_TO BE DONE_
Retype the opening lines of the listing below, ending with the line that contains "from matplotlib.patches import", and leave out any pictures.

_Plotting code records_
>>>

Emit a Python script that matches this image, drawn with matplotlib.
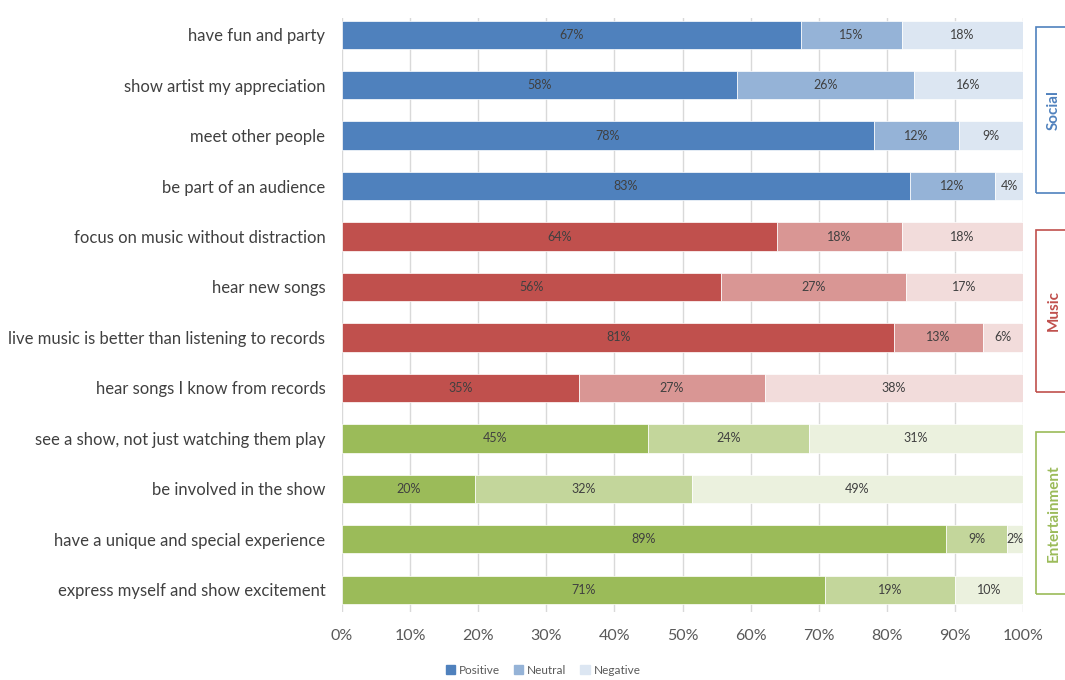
import matplotlib.pyplot as plt
from matplotlib.patches import Patch, Rectangle

# ----------------------------------------------------------------------
# Data (share of answers, in %)
# ----------------------------------------------------------------------
categories = [
    "have fun and party",
    "show artist my appreciation",
    "meet other people",
    "be part of an audience",
    "focus on music without distraction",
    "hear new songs",
    "live music is better than listening to records",
    "hear songs I know from records",
    "see a show, not just watching them play",
    "be involved in the show",
    "have a unique and special experience",
    "express myself and show excitement",
]
positive = [67.4, 58.0, 78.1, 83.4, 63.9, 55.7, 81.1, 34.8, 44.9, 19.5, 88.7, 70.9]
neutral = [14.8, 26.0, 12.5, 12.5, 18.3, 27.1, 13.0, 27.3, 23.7, 31.9, 9.0, 19.1]
negative = [17.8, 16.0, 9.4, 4.1, 17.8, 17.2, 5.9, 37.9, 31.4, 48.6, 2.3, 10.0]

groups = ["Social", "Music", "Entertainment"]
group_rows = [(0, 3), (4, 7), (8, 11)]

# colours per group: positive, neutral, negative
palette = {
    "Social": ("#4F81BD", "#95B3D7", "#DCE6F2"),
    "Music": ("#C0504D", "#D99694", "#F2DCDB"),
    "Entertainment": ("#9BBB59", "#C3D69B", "#EBF1DE"),
}

W, H = 1065, 680
fig = plt.figure(figsize=(W / 100, H / 100), dpi=100)
plt.rcParams["font.family"] = ["Lato", "DejaVu Sans"]

ax = fig.add_axes([342 / W, 1 - 612 / H, (1023 - 342) / W, (612 - 18) / H])

y = list(range(len(categories)))
row_group = []
for g, (a, b) in zip(groups, group_rows):
    row_group += [g] * (b - a + 1)

c_pos = [palette[g][0] for g in row_group]
c_neu = [palette[g][1] for g in row_group]
c_neg = [palette[g][2] for g in row_group]

left_neu = positive
left_neg = [p + n for p, n in zip(positive, neutral)]

bh = 0.56
b1 = ax.barh(y, positive, height=bh, color=c_pos, edgecolor="white", linewidth=0.5, zorder=3)
b2 = ax.barh(y, neutral, left=left_neu, height=bh, color=c_neu, edgecolor="white", linewidth=0.5, zorder=3)
b3 = ax.barh(y, negative, left=left_neg, height=bh, color=c_neg, edgecolor="white", linewidth=0.5, zorder=3)

for bars, vals in [(b1, positive), (b2, neutral), (b3, negative)]:
    ax.bar_label(bars, labels=[f"{round(v)}%" for v in vals], label_type="center",
                 fontsize=9, color="#404040")

ax.set_xlim(0, 100)
ax.set_ylim(11.44, -0.33)
ax.set_xticks(range(0, 101, 10))
ax.set_xticklabels([f"{t}%" for t in range(0, 101, 10)])
ax.set_yticks(y)
ax.set_yticklabels(categories)
ax.tick_params(axis="both", length=0, colors="#595959", labelsize=11.5)
ax.tick_params(axis="y", pad=12, colors="#404040", labelsize=12)
ax.tick_params(axis="x", pad=12)
ax.grid(axis="x", color="#D9D9D9", linewidth=1, zorder=0)
for s in ax.spines.values():
    s.set_visible(False)

# group brackets on the right
boxes = [(27, 193), (230, 392), (432, 594)]
for g, (top, bot) in zip(groups, boxes):
    col = palette[g][0]
    fig.patches.append(Rectangle((1036 / W, 1 - bot / H), 60 / W, (bot - top) / H,
                                 transform=fig.transFigure, fill=False,
                                 edgecolor=col, linewidth=1.2, clip_on=False))
    fig.text(1054 / W, 1 - (top + bot) / 2 / H, g, rotation=90, ha="center", va="center",
             color=col, fontsize=11, fontweight="bold")

handles = [Patch(color=palette["Social"][i]) for i in range(3)]
fig.legend(handles, ["Positive", "Neutral", "Negative"], loc="center",
           bbox_to_anchor=(543 / W, 1 - 670 / H), ncol=3, frameon=False,
           fontsize=8.5, handlelength=0.8, handleheight=0.8, handletextpad=0.3,
           columnspacing=1.2, labelcolor="#595959")

fig.savefig("out.png", dpi=100)
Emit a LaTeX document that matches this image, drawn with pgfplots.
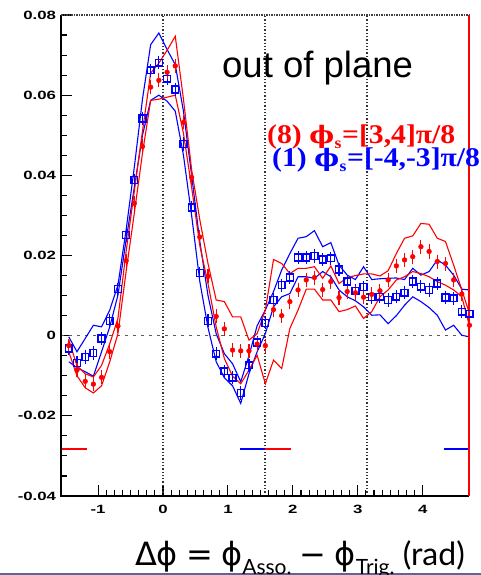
\documentclass[border=0pt]{standalone}
\usepackage{fontspec}
\usepackage{pgfplots}
\usepackage{pgfplotstable}
\pgfplotsset{compat=1.18}
\setmainfont{Liberation Sans}
\newfontfamily\legfont{Liberation Serif}
\newfontfamily\greekserif{DejaVu Serif}
\newfontfamily\labfont{Lato}
\newfontfamily\greeksans{DejaVu Sans}

\definecolor{slide}{RGB}{98,98,150}

% x: bin position (rad); red/blue: yields; *lo/*hi: systematic envelopes
\pgfplotstableread{
x      red     rlo     rhi     blue    blo     bhi
-1.451 -0.0025 -0.0040 -0.0010 -0.0032 -0.0065 -0.0003
-1.325 -0.0086 -0.0100 -0.0075 -0.0068 -0.0080 -0.0040
-1.198 -0.0114 -0.0130 -0.0095 -0.0053 -0.0090 -0.0007
-1.072 -0.0121 -0.0143 -0.0103 -0.0043 -0.0101  0.0026
-0.946 -0.0104 -0.0125 -0.0074 -0.0007 -0.0040  0.0022
-0.820 -0.0040 -0.0065 -0.0020  0.0037  0.0022  0.0064
-0.694  0.0024  0.0005  0.0043  0.0116  0.0101  0.0126
-0.568  0.0187  0.0160  0.0210  0.0251  0.0239  0.0264
-0.442  0.0330  0.0305  0.0360  0.0388  0.0370  0.0420
-0.316  0.0472  0.0455  0.0510  0.0542  0.0500  0.0590
-0.190  0.0620  0.0587  0.0655  0.0662  0.0587  0.0726
-0.064  0.0637  0.0590  0.0680  0.0681  0.0600  0.0755
 0.063  0.0657  0.0595  0.0712  0.0641  0.0585  0.0714
 0.189  0.0673  0.0600  0.0747  0.0614  0.0560  0.0676
 0.315  0.0532  0.0505  0.0590  0.0478  0.0450  0.0560
 0.441  0.0395  0.0370  0.0414  0.0320  0.0300  0.0400
 0.567  0.0246  0.0225  0.0289  0.0156  0.0135  0.0235
 0.693  0.0148  0.0130  0.0180  0.0037  0.0020  0.0100
 0.819  0.0048  0.0022  0.0089 -0.0045 -0.0065  0.0005
 0.945  0.0017 -0.0057  0.0085 -0.0089 -0.0105 -0.0045
 1.071 -0.0036 -0.0101  0.0047 -0.0105 -0.0125 -0.0070
 1.197 -0.0038 -0.0120  0.0047 -0.0143 -0.0169 -0.0115
 1.324 -0.0038 -0.0086 -0.0011 -0.0074 -0.0095 -0.0050
 1.450 -0.0021 -0.0049  0.0005 -0.0017 -0.0040  0.0025
 1.576 -0.0025 -0.0120  0.0064  0.0032  0.0005  0.0064
 1.702  0.0065 -0.0061  0.0190  0.0089  0.0072  0.0110
 1.828  0.0050 -0.0082  0.0180  0.0126  0.0097  0.0164
 1.954  0.0085  0.0018  0.0155  0.0145  0.0105  0.0205
 2.080  0.0114  0.0064  0.0168  0.0195  0.0147  0.0243
 2.206  0.0139  0.0116  0.0168  0.0195  0.0147  0.0247
 2.332  0.0145  0.0116  0.0172  0.0199  0.0143  0.0262
 2.459  0.0115  0.0089  0.0143  0.0190  0.0160  0.0222
 2.585  0.0135  0.0089  0.0174  0.0193  0.0147  0.0232
 2.711  0.0095  0.0060  0.0130  0.0165  0.0114  0.0176
 2.837  0.0110  0.0065  0.0145  0.0135  0.0097  0.0151
 2.963  0.0107  0.0074  0.0150  0.0112  0.0087  0.0140
 3.089  0.0096  0.0043  0.0154  0.0121  0.0072  0.0172
 3.215  0.0103  0.0060  0.0154  0.0096  0.0051  0.0140
 3.341  0.0112  0.0097  0.0149  0.0097  0.0052  0.0142
 3.467  0.0139  0.0114  0.0162  0.0089  0.0030  0.0143
 3.594  0.0174  0.0139  0.0205  0.0097  0.0050  0.0144
 3.720  0.0189  0.0147  0.0243  0.0107  0.0076  0.0140
 3.846  0.0197  0.0160  0.0249  0.0135  0.0097  0.0168
 3.972  0.0222  0.0155  0.0280  0.0122  0.0085  0.0151
 4.098  0.0210  0.0147  0.0278  0.0114  0.0070  0.0160
 4.224  0.0185  0.0135  0.0243  0.0130  0.0051  0.0189
 4.350  0.0180  0.0126  0.0235  0.0095  0.0014  0.0176
 4.476  0.0139  0.0114  0.0176  0.0093  0.0026  0.0151
 4.602  0.0104  0.0097  0.0114  0.0060  0.0001  0.0116
 4.720  0.0026  0.0024  0.0055  0.0055 -0.0003  0.0114
}\data

% phi_s symbol used in the two selection labels
\newcommand{\phis}{{\greekserif\fontsize{24bp}{24bp}\selectfont ϕ}\kern0.5bp\raisebox{-0.17em}{\fontsize{16bp}{16bp}\selectfont s}\kern0.5bp}

\begin{document}
\begin{tikzpicture}
\path[use as bounding box] (0,0) rectangle (481bp,575bp);
\fill[slide] (0,0) rectangle (481bp,2.3bp);

\begin{axis}[
  at={(61bp,79bp)}, anchor=south west,
  scale only axis, width=408bp, height=481bp,
  xmin=-1.5708, xmax=4.7124, ymin=-0.04, ymax=0.08,
  clip=false,
  axis line style={draw=none},
  tick align=inside,
  xtick pos=bottom, ytick pos=left,
  major tick length=11bp, minor tick length=6bp,
  tick style={black, line width=1.1bp},
  xtick={-1,0,1,2,3,4}, xticklabels={-1,0,1,2,3,4},
  ytick={-0.04,-0.02,0,0.02,0.04,0.06,0.08},
  yticklabels={-0.04,-0.02,0,0.02,0.04,0.06,0.08},
  minor x tick num=7, minor y tick num=3,
  ticklabel style={font=\bfseries\fontsize{12bp}{12bp}\selectfont, xscale=1.4},
  xticklabel style={yshift=-6bp},
  scaled y ticks=false,
]
% reference lines at 0, pi/2, pi and at zero yield
\draw[black!80, dash pattern=on 1.3bp off 2bp, line width=1.3bp] (axis cs:0,-0.04) -- (axis cs:0,0.08);
\draw[black!80, dash pattern=on 1.3bp off 2bp, line width=1.3bp] (axis cs:1.5708,-0.04) -- (axis cs:1.5708,0.08);
\draw[black!80, dash pattern=on 1.3bp off 2bp, line width=1.3bp] (axis cs:3.1416,-0.04) -- (axis cs:3.1416,0.08);
\draw[black!65, dash pattern=on 3bp off 5bp, line width=1.2bp] (axis cs:-1.5708,0) -- (axis cs:4.7124,0);

% normalisation windows
\addplot[red, line width=1.4bp] coordinates {(-1.5708,-0.0283) (-1.17,-0.0283)};
\addplot[red, line width=1.4bp] coordinates {(1.5708,-0.0283) (1.97,-0.0283)};
\addplot[blue, line width=1.4bp] coordinates {(1.18,-0.0283) (1.5708,-0.0283)};
\addplot[blue, line width=1.4bp] coordinates {(4.32,-0.0283) (4.7124,-0.0283)};

% systematic envelopes
\addplot[blue, line width=1.1bp] table[x=x, y=blo] {\data};
\addplot[blue, line width=1.1bp] table[x=x, y=bhi] {\data};
\addplot[red, line width=1.1bp] table[x=x, y=rlo] {\data};
\addplot[red, line width=1.1bp] table[x=x, y=rhi] {\data};

% data points
\addplot[blue, only marks, mark=square, mark size=3.4bp,
  mark options={fill=white, line width=1.4bp},
  error bars/.cd, y dir=both, y fixed=0.0009,
  error bar style={line width=1.1bp},
  error mark options={blue, mark size=3bp, line width=1.1bp}]
  table[x=x, y=blue] {\data};
\addplot[red, only marks, mark=*, mark size=2.4bp,
  error bars/.cd, y dir=both, y fixed=0.001,
  error bar style={line width=1.1bp},
  error mark options={red, mark size=3bp, line width=1.1bp}]
  table[x=x, y=red] {\data};

% frame
\draw[red, line width=1bp] (axis cs:-1.5708,-0.0399) -- (axis cs:4.7124,-0.0399);
\draw[black, line width=1.5bp] (axis cs:-1.5708,0.08) -- (axis cs:-1.5708,-0.04) -- (axis cs:4.7124,-0.04);
\draw[black!75, dash pattern=on 1.5bp off 1bp, line width=1.6bp] (axis cs:-1.5708,0.08) -- (axis cs:4.7124,0.08);
\draw[red, line width=2bp] (axis cs:4.7124,-0.04) -- (axis cs:4.7124,0.08);
\end{axis}

\node[anchor=base west, inner sep=0, font=\fontsize{36.5bp}{36.5bp}\selectfont] at (222bp,497bp) {out of plane};

\node[anchor=base west, inner sep=0, text=red, xscale=1.1, font=\legfont\bfseries\fontsize{27bp}{27bp}\selectfont]
  at (267bp,431bp) {(8) \phis=[3,4]π/8};
\node[anchor=base west, inner sep=0, text=blue, xscale=1.1, font=\legfont\bfseries\fontsize{27bp}{27bp}\selectfont]
  at (272bp,408bp) {(1) \phis=[-4,-3]π/8};

\node[anchor=base east, inner sep=0, font=\labfont\fontsize{32bp}{32bp}\selectfont]
  at (465bp,10bp) {{\greeksans Δϕ} {\greeksans =} {\greeksans ϕ}\raisebox{-0.3em}{\fontsize{21bp}{21bp}\selectfont Asso.} {\greeksans −} {\greeksans ϕ}\raisebox{-0.3em}{\fontsize{21bp}{21bp}\selectfont Trig.} (rad)};
\end{tikzpicture}
\end{document}
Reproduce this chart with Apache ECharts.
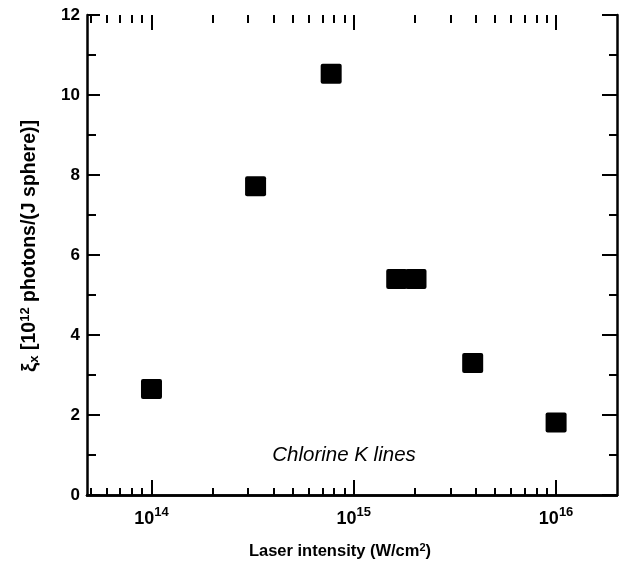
<!DOCTYPE html>
<html><head><meta charset="utf-8">
<script src="https://cdn.jsdelivr.net/npm/echarts@6/dist/echarts.min.js"></script>
<style>html,body{margin:0;padding:0;background:#fff}#c{width:620px;height:565px}</style>
</head><body><div id="c"></div>
<script>
// Data (laser intensity in W/cm^2, yield in 10^12 photons/(J sphere))
const intensity = [1.0e14, 3.27e14, 7.73e14, 1.63e15, 2.03e15, 3.87e15, 1.0e16];
const yieldX = [2.65, 7.72, 10.53, 5.4, 5.4, 3.3, 1.81];
// Axis ticks
const xMin = 4.8e13, xMax = 2e16;
const xMajorTicks = [1e14, 1e15, 1e16];
const xMinorTicks = [5e13, 6e13, 7e13, 8e13, 9e13,
  2e14, 3e14, 4e14, 5e14, 6e14, 7e14, 8e14, 9e14,
  2e15, 3e15, 4e15, 5e15, 6e15, 7e15, 8e15, 9e15];
const yMin = 0, yMax = 12, yStep = 2;
const xTitle = 'Laser intensity (W/cm{sup|2})';
const yTitle = '{xi|ξ}{sub|x} [10{sup|12} photons/(J sphere)]';
const note = 'Chlorine K lines';

const FONT = '"Liberation Sans", Arial, Helvetica, sans-serif';
const lg = v => Math.log10(v);
const pts = intensity.map((x, i) => [x, yieldX[i]]);

function tickAxis(pos, vals, len) {
  return {
    type: 'value', position: pos, gridIndex: 0,
    min: lg(xMin), max: lg(xMax),
    axisLine: { show: false }, axisLabel: { show: false }, splitLine: { show: false },
    axisTick: { show: true, inside: true, length: len, customValues: vals.map(lg),
      lineStyle: { color: '#000', width: 2 } }
  };
}

const chart = echarts.init(document.getElementById('c'), null, { renderer: 'canvas' });
chart.setOption({
  animation: false,
  backgroundColor: '#fff',
  grid: { left: 87, right: 3, top: 15, bottom: 70, containLabel: false },
  xAxis: [
    {
      type: 'log', logBase: 10, min: xMin, max: xMax, position: 'bottom',
      axisLine: { show: true, lineStyle: { color: '#000', width: 2.5 } },
      axisTick: { show: false }, splitLine: { show: false }, minorTick: { show: false },
      axisLabel: {
        showMinLabel: false, showMaxLabel: false, margin: 9,
        formatter: v => '{b|10}{s|' + Math.round(lg(v)) + '}',
        rich: {
          b: { fontFamily: FONT, fontWeight: 'bold', fontSize: 18, color: '#000', verticalAlign: 'bottom', lineHeight: 24 },
          s: { fontFamily: FONT, fontWeight: 'bold', fontSize: 13, color: '#000', verticalAlign: 'bottom', lineHeight: 24, padding: [0, 0, 9, 0] }
        }
      }
    },
    {
      type: 'log', logBase: 10, min: xMin, max: xMax, position: 'top',
      axisLine: { show: true, lineStyle: { color: '#000', width: 2.5 } },
      axisTick: { show: false }, axisLabel: { show: false }, splitLine: { show: false }
    },
    tickAxis('bottom', xMajorTicks, 15),
    tickAxis('bottom', xMinorTicks, 7),
    tickAxis('top', xMajorTicks, 15),
    tickAxis('top', xMinorTicks, 8)
  ],
  yAxis: [
    {
      type: 'value', position: 'left', min: yMin, max: yMax, interval: yStep,
      axisLine: { show: true, lineStyle: { color: '#000', width: 2.5 } },
      axisTick: { show: true, inside: true, length: 13, lineStyle: { color: '#000', width: 2 } },
      minorTick: { show: true, splitNumber: 2, length: 9, lineStyle: { color: '#000', width: 2 } },
      splitLine: { show: false },
      axisLabel: { margin: 7, fontFamily: FONT, fontWeight: 'bold', fontSize: 17, color: '#000' }
    },
    {
      type: 'value', position: 'right', min: yMin, max: yMax, interval: yStep,
      axisLine: { show: true, lineStyle: { color: '#000', width: 2.5 } },
      axisTick: { show: true, inside: true, length: 15, lineStyle: { color: '#000', width: 2 } },
      minorTick: { show: true, splitNumber: 2, length: 8, lineStyle: { color: '#000', width: 2 } },
      splitLine: { show: false }, axisLabel: { show: false }
    }
  ],
  series: [{
    type: 'scatter', xAxisIndex: 0, yAxisIndex: 0, data: pts,
    symbol: 'path://M2,0H19Q21,0 21,2V18Q21,20 19,20H2Q0,20 0,18V2Q0,0 2,0Z',
    symbolSize: [21, 20],
    itemStyle: { color: '#000', opacity: 1 }, z: 5
  }],
  graphic: [
    { type: 'text', x: 344, y: 455, z: 10,
      style: { text: note, align: 'center', verticalAlign: 'middle', fill: '#000',
        font: 'italic 20.5px ' + FONT } },
    { type: 'text', x: 340, y: 551, z: 10,
      style: { text: xTitle, align: 'center', verticalAlign: 'middle', fill: '#000',
        font: 'bold 16.5px ' + FONT,
        rich: { sup: { font: 'bold 11px ' + FONT, fill: '#000', verticalAlign: 'bottom', lineHeight: 22, padding: [0, 0, 9, 0] } } } },
    { type: 'text', x: 30, y: 246, rotation: Math.PI / 2, z: 10,
      style: { text: yTitle, align: 'center', verticalAlign: 'middle', fill: '#000',
        font: 'bold 19.5px ' + FONT,
        rich: {
          xi: { font: 'bold 21px ' + FONT, fill: '#000' },
          sub: { font: 'bold 13px ' + FONT, fill: '#000', verticalAlign: 'top', padding: [10, 0, 0, 0], lineHeight: 24 },
          sup: { font: 'bold 13px ' + FONT, fill: '#000', verticalAlign: 'bottom', lineHeight: 24, padding: [0, 0, 10, 0] }
        } } }
  ]
});
</script></body></html>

<<<

_FINISHED ANSWER_
Emit a Python script that matches this image, drawn with matplotlib.
import matplotlib.pyplot as plt
from matplotlib.patches import Patch, Rectangle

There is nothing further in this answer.